A l’époque de l’écriture et de la publication de ce recueil, la traite négrière était déjà officiellement abolie et l’esclavage officiellement interdite. Alors les séquelles de la colonisation sont surtout psychologiques et le poète ne manque pas de le souligner.
- Les blessures psychologiques
Bernard Dadié dépeint dans son recueil une Afrique malmenée, une Afrique « courbée sous le poids de son indigence ». Comme nous le rappelions plus haut, l’œuvre parait quelques années après la fin de la seconde guerre mondiale à laquelle des milliers d’africains avaient été forcés de prendre part et dont les survivants sont rentrés très affectés psychologiquement et surtout sans la reconnaissance espérée.

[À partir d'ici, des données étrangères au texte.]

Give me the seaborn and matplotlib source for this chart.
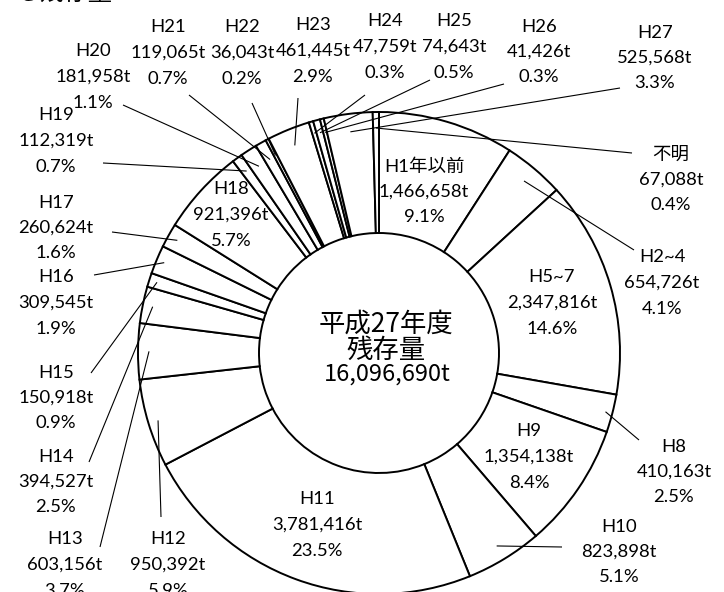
import numpy as np
import matplotlib
matplotlib.use("Agg")
import matplotlib.pyplot as plt
import seaborn as sns

# ---------------- data ----------------
categories = ["H1年以前", "H2~4", "H5~7", "H8", "H9", "H10", "H11", "H12", "H13",
              "H14", "H15", "H16", "H17", "H18", "H19", "H20", "H21", "H22",
              "H23", "H24", "H25", "H26", "H27", "不明"]
amounts = [1466658, 654726, 2347816, 410163, 1354138, 823898, 3781416, 950392,
           603156, 394527, 150918, 309545, 260624, 921396, 112319, 181958,
           119065, 36043, 461445, 47759, 74643, 41426, 525568, 67088]
amount_labels = ["1,466,658t", "654,726t", "2,347,816t", "410,163t", "1,354,138t",
                 "823,898t", "3,781,416t", "950,392t", "603,156t", "394,527t",
                 "150,918t", "309,545t", "260,624t", "921,396t", "112,319t",
                 "181,958t", "119,065t", "36,043t", "461,445t", "47,759t",
                 "74,643t", "41,426t", "525,568t", "67,088t"]
pct_labels = ["9.1%", "4.1%", "14.6%", "2.5%", "8.4%", "5.1%", "23.5%", "5.9%",
              "3.7%", "2.5%", "0.9%", "1.9%", "1.6%", "5.7%", "0.7%", "1.1%",
              "0.7%", "0.2%", "2.9%", "0.3%", "0.5%", "0.3%", "3.3%", "0.4%"]
center_lines = ["平成27年度", "残存量", "16,096,690t"]
title_text = "る残存量"

# ---------------- layout (pixels, y measured from top) ----------------
W, H = 724, 592
CX, CY = 379, 353
R_OUT, R_IN = 241, 120
# label middle-line position for each category
label_pos = {
    "H1年以前": (424, 192), "H2~4": (662, 283), "H5~7": (552, 303), "H8": (674, 472),
    "H9": (529, 457), "H10": (619, 552), "H11": (317, 525), "H12": (168, 565),
    "H13": (65, 565), "H14": (56, 482), "H15": (56, 398), "H16": (56, 303),
    "H17": (56, 228), "H18": (231, 215), "H19": (56, 141), "H20": (93, 77),
    "H21": (168, 53), "H22": (242, 53), "H23": (313, 51), "H24": (385, 47),
    "H25": (454, 47), "H26": (539, 52), "H27": (655, 58), "不明": (671, 180),
}
# leader lines: start point near label, end radius on the wedge's mid angle
leader = {
    "H2~4": ((634, 250), 225), "H8": ((639, 440), 234), "H10": ((562, 547), 226),
    "H12": ((161, 517), 231), "H13": ((100, 547), 230), "H14": ((89, 462), 231),
    "H15": ((91, 373), 233), "H16": ((94, 275), 233), "H17": ((112, 232), 231),
    "H19": ((103, 163), 225), "H20": ((123, 105), 222), "H21": ((189, 95), 222),
    "H22": ((252, 103), 223), "H23": ((298, 98), 224), "H24": ((365, 95), 229),
    "H25": ((430, 80), 228), "H26": ((504, 84), 227), "H27": ((620, 88), 223),
    "不明": ((632, 153), 225),
}
LINE_GAP = 25.5

sns.set_theme(style="white")
plt.rcParams["font.family"] = ["Lato", "Noto Sans CJK JP", "DejaVu Sans"]

fig = plt.figure(figsize=(W / 100, H / 100), dpi=100)
ax = fig.add_axes([0, 0, 1, 1])


def P(x, y):
    return x, H - y


ax.pie(amounts, startangle=90, counterclock=False, radius=R_OUT,
       center=P(CX, CY),
       wedgeprops=dict(width=R_OUT - R_IN, edgecolor="black", linewidth=1.4,
                       facecolor="white"))
ax.set_xlim(0, W)
ax.set_ylim(0, H)
ax.set_aspect("equal")
ax.axis("off")

total = float(sum(amounts))
cum = np.cumsum(amounts)
fam = ["Lato", "Noto Sans CJK JP"]
for i, cat in enumerate(categories):
    mid = np.deg2rad((cum[i] - amounts[i] / 2.0) / total * 360.0)
    lx, ly = label_pos[cat]
    for k, s in enumerate([cat, amount_labels[i], pct_labels[i]]):
        ax.text(*P(lx, ly + (k - 1) * LINE_GAP), s, ha="center", va="center",
                fontsize=13.3, family=fam, color="black")
    if cat in leader:
        (sx, sy), r = leader[cat]
        ex = CX + r * np.sin(mid)
        ey = CY - r * np.cos(mid)
        ax.plot([sx, ex], [H - sy, H - ey], color="black", lw=0.8,
                solid_capstyle="butt")

ax.text(*P(386, 324), center_lines[0], ha="center", va="center", fontsize=19,
        family=["Noto Sans CJK JP"], color="black")
ax.text(*P(386, 350), center_lines[1], ha="center", va="center", fontsize=19,
        family=["Noto Sans CJK JP"], color="black")
ax.text(*P(387, 374), center_lines[2], ha="center", va="center", fontsize=17,
        family=["Noto Sans CJK JP"], color="black")
ax.text(*P(15, 0), title_text, ha="left", va="baseline", fontsize=17.5,
        family=["Noto Sans CJK JP"], color="black", clip_on=False)

fig.savefig("out.png", dpi=100)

Ce qui fait dire au poète :
Dans le partage
Des trésors amassés en commun
J’ai eu le lot
Du mercenaire et de l’apatride. (Retour ; p. 11)
Le recueil donne à lire, une nouvelle fois à travers la personnification, une Afrique tiraillée et déboussolée par les contradictions entre le langage officiel occidental et le supplice infligé au quotidien au Noir :
« Courant à ton autel même,
Dans la posture de l’humble pèlerin,
Je t’ai dit ma prière,
Pensant qu’au sortir du lieu,
Les hommes, par charité,
Me laisseraient en repos.
Mais tes fidèles sont venus et du seuil,
M’ont rejeté en ma solitude
Et sur les routes du désert » (Retour ; p. 12)
Tiraillé de toutes parts, le poète semble ne trouver son échappatoire dans le rêve.
« Je suis l’homme dont les rêves
Sont aussi multiples que les étoiles
Plus bruissants qu’essaims d’abeilles
Plus souriants que sourires d’enfants
Plus sonores qu’échos dans les bois » (Feuille au vent ; pp. 20-21)
Ici, plutôt que simple phénomène naturel, le rêve désigne l’espoir. C’est l’espoir d’un homme qui tente de trouver sa place dans un monde où il est tiraillé entre ces deux cultures.